De lingua latina originally consisted of 25 books, six of which (5-10) are extant with considerable lacunae—only books 5 and 6 have survived entirely. The manuscript tradition of this surviving portion comes from an archetype, Florence, Laur. 51.10 (F), written in a Beneventan hand (South Italian minuscule) at the Benedictine monastery of Montecassino in the last decades of the eleventh century. This manuscript also contains Cicero's Pro Cluentio, and Ad Herennium. In 1355 Boccaccio visited Montecassino and obtained a copy of this manuscript which, transcribed in his own hand, he sent to Petrarch. Regrettably, this manuscript is not extant and, apart from F, scholars must rely on copies made in the fifteenth and sixteenth centuries, of which the best is thought to be Laur. 51.5 (f) (Reynolds, 1983: 430-1). The editor of our edition, Julius Pomponius Laetus (1425-1498), followed a manuscript whose readings are similar to those of the fifteenth-century Turin 1394 I. III.10. In turn, the Turin manuscript derives from a pre-humanistic tradition, containing numerous corrupted readings that Pomponius Laetus sometimes failed to correct or improve (Ferrero, 1949-50: 130-60). For instance, it is significant that Turin 1394 I. III.10 lacks the transcription of Greek terms as it is also shown in the alarming gaps of our copy of the editio princeps. 

notasse

While the colophon does not include the basic information on the imprint, as a note to the reader it is an extraordinary piece of evidence about the attitude of publishers and editors when printing a classical text for the first time. The editor or publisher warns the reader (Parce qui legeris) about the fact that some parts of the text might have remained unpolished (si aliqua minus polita inueneris). Thus, Pomponius Laetus himself (Pomponius tuus) asks that whatever is still in a corrupted state, textually speaking, (quoduis corruptum erat) due to the effect of time (siue seculum fecerit) or to the shortcomings from the copy of a scribe (siue librarii Volumen) should be corrected without shame (sine rubore).

whole page with colophon

 

Selected Bibliography

Ferrero, L. 'Un codice torinense e l'edizione principe del "De lingua latina" di Varrone.' Atti della Accademia delle scienze di Torino. Tomo 2, Classe di scienze morali, storiche e filologiche (Vol. 84, 1949-50): 130-60.

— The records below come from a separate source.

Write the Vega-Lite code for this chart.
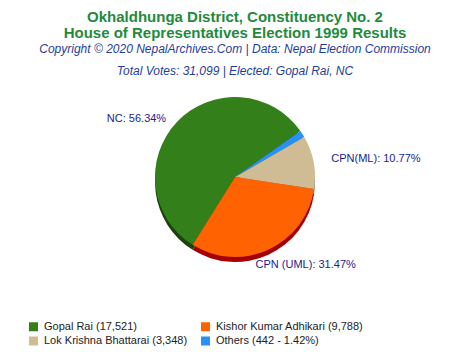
{
  "$schema": "https://vega.github.io/schema/vega-lite/v6.json",
  "width": 470,
  "height": 180,
  "padding": {"left": 0, "right": 0, "top": 10, "bottom": 0},
  "background": "white",
  "title": {
    "text": ["Okhaldhunga District, Constituency No. 2", "House of Representatives Election 1999 Results"],
    "subtitle": ["Copyright © 2020 NepalArchives.Com | Data: Nepal Election Commission", "Total Votes: 31,099 | Elected: Gopal Rai, NC"],
    "anchor": "middle",
    "font": "Liberation Sans",
    "fontSize": 15,
    "fontWeight": "bold",
    "color": "#238a3c",
    "lineHeight": 16,
    "subtitleFont": "Liberation Sans",
    "subtitleFontSize": 12,
    "subtitleFontStyle": "italic",
    "subtitleColor": "#1f3d9a",
    "subtitleLineHeight": 22,
    "subtitlePadding": 3,
    "offset": 10
  },
  "data": {
    "values": [
      {"candidate": "Gopal Rai (17,521)", "party": "NC", "votes": 17521, "label": "NC: 56.34%", "order": 1},
      {"candidate": "Others (442 - 1.42%)", "party": "Others", "votes": 442, "label": "", "order": 2},
      {"candidate": "Lok Krishna Bhattarai (3,348)", "party": "CPN(ML)", "votes": 3348, "label": "CPN(ML): 10.77%", "order": 3},
      {"candidate": "Kishor Kumar Adhikari (9,788)", "party": "CPN (UML)", "votes": 9788, "label": "CPN (UML): 31.47%", "order": 4}
    ]
  },
  "encoding": {
    "theta": {"field": "votes", "type": "quantitative", "stack": true, "scale": {"range": [3.700, 9.983]}},
    "order": {"field": "order", "type": "quantitative"}
  },
  "layer": [
    {
      "mark": {"type": "arc", "outerRadius": 80, "yOffset": 5},
      "encoding": {
        "color": {
          "field": "candidate", "type": "nominal", "legend": null,
          "scale": {
            "domain": ["Gopal Rai (17,521)", "Lok Krishna Bhattarai (3,348)", "Kishor Kumar Adhikari (9,788)", "Others (442 - 1.42%)"],
            "range": ["#1c4210", "#8c7d63", "#a50000", "#1060b0"]
          }
        }
      }
    },
    {
      "mark": {"type": "arc", "outerRadius": 80},
      "encoding": {
        "color": {
          "field": "candidate", "type": "nominal",
          "scale": {
            "domain": ["Gopal Rai (17,521)", "Lok Krishna Bhattarai (3,348)", "Kishor Kumar Adhikari (9,788)", "Others (442 - 1.42%)"],
            "range": ["#33801a", "#cfbb94", "#ff6200", "#2991f5"]
          },
          "legend": {
            "title": null, "orient": "none", "legendX": 28, "legendY": 234, "columns": 2, "gridAlign": "each",
            "symbolType": "square", "symbolSize": 81, "symbolStrokeWidth": 0,
            "labelFont": "Liberation Sans", "labelFontSize": 11, "labelColor": "#222222", "labelLimit": 300,
            "columnPadding": 12, "rowPadding": 2.5, "labelOffset": 5
          }
        }
      }
    },
    {
      "mark": {"type": "text", "radius": 92, "align": "right", "baseline": "middle", "dy": 5, "dx": -2, "font": "Liberation Sans", "fontSize": 11, "color": "#1c1c8c"},
      "encoding": {"text": {"condition": {"test": "datum.party === 'NC'", "field": "label", "type": "nominal"}, "value": ""}}
    },
    {
      "mark": {"type": "text", "radius": 98, "align": "left", "baseline": "middle", "font": "Liberation Sans", "fontSize": 11, "color": "#1c1c8c"},
      "encoding": {"text": {"condition": {"test": "datum.party === 'CPN(ML)'", "field": "label", "type": "nominal"}, "value": ""}}
    },
    {
      "mark": {"type": "text", "radius": 90, "align": "left", "baseline": "middle", "dx": -17, "dy": 6, "font": "Liberation Sans", "fontSize": 11, "color": "#1c1c8c"},
      "encoding": {"text": {"condition": {"test": "datum.party === 'CPN (UML)'", "field": "label", "type": "nominal"}, "value": ""}}
    }
  ],
  "resolve": {"scale": {"color": "independent"}},
  "config": {"view": {"stroke": null}}
}
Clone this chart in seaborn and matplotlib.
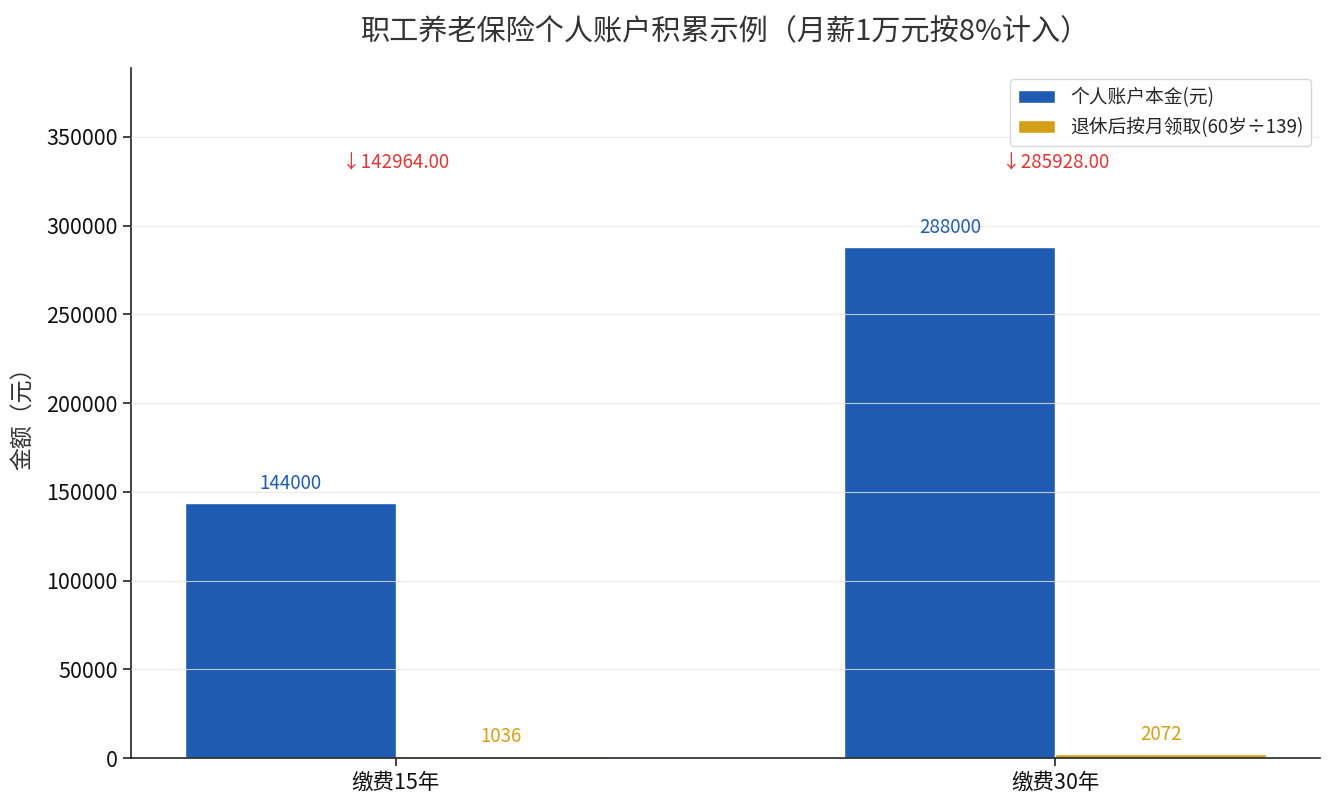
import pandas as pd
import matplotlib
matplotlib.use('Agg')
import matplotlib.pyplot as plt
import seaborn as sns

# 数据
groups = ['缴费15年', '缴费30年']
principal = [144000, 288000]
monthly = [1036, 2072]
series_names = ['个人账户本金(元)', '退休后按月领取(60岁÷139)']
colors = ['#1f5bb0', '#d4a017']

sns.set_theme(style='white')
plt.rcParams['font.family'] = ['Noto Sans CJK SC', 'DejaVu Sans']
plt.rcParams['axes.unicode_minus'] = False

df = pd.DataFrame({
    'group': groups * 2,
    'series': [series_names[0]] * 2 + [series_names[1]] * 2,
    'value': principal + monthly,
})

fig, ax = plt.subplots(figsize=(13.35, 8.1), dpi=100)
sns.barplot(data=df, x='group', y='value', hue='series', palette=colors,
            width=0.64, gap=0, saturation=1, ax=ax, errorbar=None)

ymax = max(principal) * 1.35
ax.set_ylim(0, ymax)
ax.set_xlim(-0.402, 1.402)

# 数值标签
for cont, col in zip(ax.containers, colors):
    for bar in cont:
        h = bar.get_height()
        ax.annotate(f'{int(h)}', (bar.get_x() + bar.get_width() / 2, h),
                    xytext=(0, 6.5), textcoords='offset points',
                    ha='center', va='bottom', fontsize=13.5, color=col)

# 差值标注
for i, (p, m) in enumerate(zip(principal, monthly)):
    ax.text(i, ymax * 0.862, f'↓{p - m:.2f}', ha='center', va='center',
            fontsize=13.5, color='#e03535')

ax.grid(axis='y', color='#e6e6e6', linewidth=0.8, alpha=0.8)
ax.set_axisbelow(False)
sns.despine(ax=ax)
ax.spines['left'].set_color('#222222')
ax.spines['bottom'].set_color('#222222')
ax.spines['left'].set_linewidth(1.2)
ax.spines['bottom'].set_linewidth(1.2)
ax.tick_params(axis='both', which='major', length=6, width=1.2, color='#222222',
               labelsize=15.5, bottom=True, left=True, labelcolor='#111111')
ax.ticklabel_format(axis='y', style='plain')

ax.set_xlabel('')
ax.set_ylabel('金额（元）', fontsize=16.5, color='#333333', labelpad=8)
ax.set_title('职工养老保险个人账户积累示例（月薪1万元按8%计入）', fontsize=21,
             color='#333333', pad=20)
ax.legend(loc='upper right', fontsize=13.5, frameon=True, edgecolor='#cccccc',
          fancybox=True, bbox_to_anchor=(1.0, 0.997))

plt.subplots_adjust(left=0.098, right=0.989, top=0.916, bottom=0.064)
plt.savefig('out.png', dpi=100)
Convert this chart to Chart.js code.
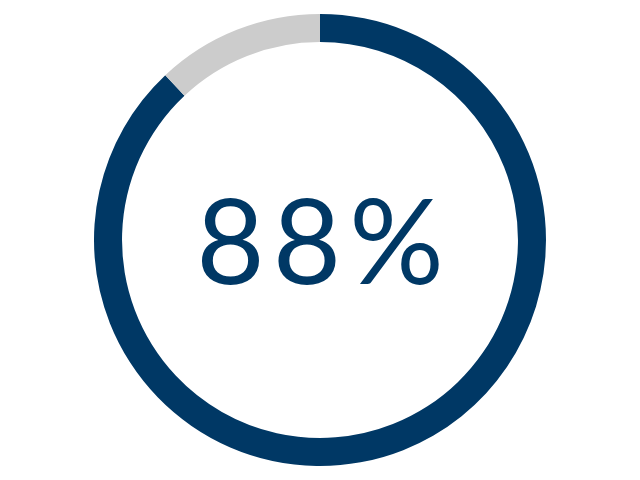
<!DOCTYPE html>
<html lang="en">
<head>
    <meta charset="UTF-8">
    <title>88%</title>
    <script src="https://cdn.jsdelivr.net/npm/chart.js"></script>
    <style>
        html, body { margin: 0; padding: 0; background: #fff; }
        #wrap { position: relative; width: 640px; height: 480px; }
        #label {
            position: absolute; left: 0; top: -2px; width: 640px; height: 480px;
            display: flex; align-items: center; justify-content: center;
            font-family: Lato, sans-serif; font-weight: 400; font-size: 118px;
            letter-spacing: 8px; text-indent: 8px;
            color: #003865; pointer-events: none;
        }
    </style>
</head>
<body>
<div id="wrap">
    <canvas id="ring" width="640" height="480"></canvas>
    <div id="label">88%</div>
</div>
<script>
    // доля и остаток
    const labels = ['Done', 'Rest'];
    const values = [88, 12];
    const colors = ['#003865', '#cccccc'];

    new Chart(document.getElementById('ring').getContext('2d'), {
        type: 'doughnut',
        data: {
            labels: labels,
            datasets: [{
                data: values,
                backgroundColor: colors,
                borderWidth: 0
            }]
        },
        options: {
            responsive: false,
            animation: false,
            cutout: '87.6%',
            layout: { padding: 14 },
            plugins: {
                legend: { display: false },
                tooltip: { enabled: false }
            }
        }
    });
</script>
</body>
</html>
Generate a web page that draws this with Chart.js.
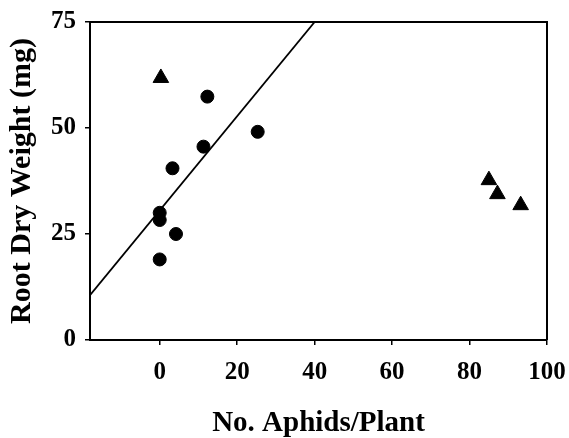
<!DOCTYPE html>
<html lang="en">

<head>
    <meta charset="utf-8">
    <title>Root Dry Weight vs Aphids</title>
    <script src="https://cdn.jsdelivr.net/npm/chart.js@4.4.1/dist/chart.umd.min.js"></script>
    <style>
        body {
            margin: 0;
            background: #fff;
        }
    </style>
</head>

<body>
    <canvas id="myChart" width="569" height="438"></canvas>

    <script>
        // plants without aphid colonies (circles)
        var circleX = [0, 0, 0, 4.2, 3.3, 11.3, 12.3, 25.3];
        var circleY = [30, 28.3, 19, 25, 40.5, 45.6, 57.4, 49.1];

        // plants with aphids (triangles)
        var triangleX = [0.3, 85, 87.2, 93.2];
        var triangleY = [61.8, 37.7, 34.4, 31.8];

        // regression line, end points
        var fitX = [-18, 40];
        var fitY = [10.6, 75];

        var xTicks = [0, 20, 40, 60, 80, 100];
        var yTicks = [0, 25, 50, 75];

        function toPoints(xs, ys) {
            return xs.map(function (x, i) { return { x: x, y: ys[i] }; });
        }

        var serif = "'Liberation Serif', 'Times New Roman', serif";

        // closes the box on top and right
        var frame = {
            id: 'frame',
            afterDraw: function (chart) {
                var a = chart.chartArea;
                var c = chart.ctx;
                c.save();
                c.strokeStyle = '#000';
                c.lineWidth = 2;
                c.beginPath();
                c.moveTo(a.left, a.top);
                c.lineTo(a.right, a.top);
                c.lineTo(a.right, a.bottom);
                c.stroke();
                c.restore();
            }
        };

        var ctx = document.getElementById('myChart').getContext('2d');
        var myChart = new Chart(ctx, {
            type: 'scatter',
            data: {
                datasets: [{
                    label: 'circles',
                    data: toPoints(circleX, circleY),
                    pointStyle: 'circle',
                    pointRadius: 6.5,
                    backgroundColor: '#000',
                    borderColor: '#000',
                    borderWidth: 1
                }, {
                    label: 'triangles',
                    data: toPoints(triangleX, triangleY),
                    pointStyle: 'triangle',
                    pointRadius: 9,
                    backgroundColor: '#000',
                    borderColor: '#000',
                    borderWidth: 1
                }, {
                    label: 'fit',
                    type: 'line',
                    data: toPoints(fitX, fitY),
                    showLine: true,
                    pointRadius: 0,
                    borderColor: '#000',
                    borderWidth: 1.8,
                    fill: false
                }]
            },
            options: {
                responsive: false,
                animation: false,
                layout: {
                    padding: { top: 22, right: 22, left: 0, bottom: 0 }
                },
                plugins: {
                    legend: { display: false },
                    tooltip: { enabled: false }
                },
                scales: {
                    x: {
                        type: 'linear',
                        min: -18,
                        max: 100,
                        afterBuildTicks: function (scale) {
                            scale.ticks = xTicks.map(function (v) { return { value: v }; });
                        },
                        afterFit: function (scale) {
                            scale.height = 98;
                            scale.paddingLeft = 0;
                            scale.paddingRight = 0;
                        },
                        grid: {
                            drawOnChartArea: false,
                            drawTicks: true,
                            tickLength: 5,
                            color: '#000',
                            lineWidth: 1.5
                        },
                        border: { display: true, color: '#000', width: 2 },
                        ticks: {
                            padding: 15,
                            color: '#000',
                            font: { family: serif, size: 25, weight: 'bold', lineHeight: 1 }
                        },
                        title: {
                            display: true,
                            text: 'No. Aphids/Plant',
                            color: '#000',
                            padding: { top: 0, bottom: 0 },
                            font: { family: serif, size: 29, weight: 'bold', lineHeight: 1 }
                        }
                    },
                    y: {
                        type: 'linear',
                        min: 0,
                        max: 75,
                        afterBuildTicks: function (scale) {
                            scale.ticks = yTicks.map(function (v) { return { value: v }; });
                        },
                        afterFit: function (scale) {
                            scale.width = 90;
                            scale.paddingTop = 0;
                            scale.paddingBottom = 0;
                        },
                        grid: {
                            drawOnChartArea: false,
                            drawTicks: true,
                            tickLength: 5,
                            color: '#000',
                            lineWidth: 1.5
                        },
                        border: { display: true, color: '#000', width: 2 },
                        ticks: {
                            padding: 9,
                            color: '#000',
                            font: { family: serif, size: 25, weight: 'bold', lineHeight: 1 }
                        },
                        title: {
                            display: true,
                            text: 'Root Dry Weight (mg)',
                            color: '#000',
                            padding: { top: 7, bottom: 0 },
                            font: { family: serif, size: 30, weight: 'bold', lineHeight: 1 }
                        }
                    }
                }
            },
            plugins: [frame]
        });
    </script>
</body>

</html>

Kaster, Robert A. "Varro". The Oxford Classical Dictionary. Ed. Simon Hornblower & Anthony Spawforth. 1582. Oxford; New York: Oxford University Press, 2003.

Reynolds, L. D. Ed. Texts and Transmission: A Survey of the Latin Classics. Oxford: Clarendon Press, 1983.

Ritschl, L. Opuscula philologica Vol. 3Leipzig: Teubner, 1877.

Varro, Marcus Terentius. M. Terenti Varronis de lingua latina qvae svpersvnt. Ed. G. Goetz and F. Schoell. Leipzig: Teubner, 1910.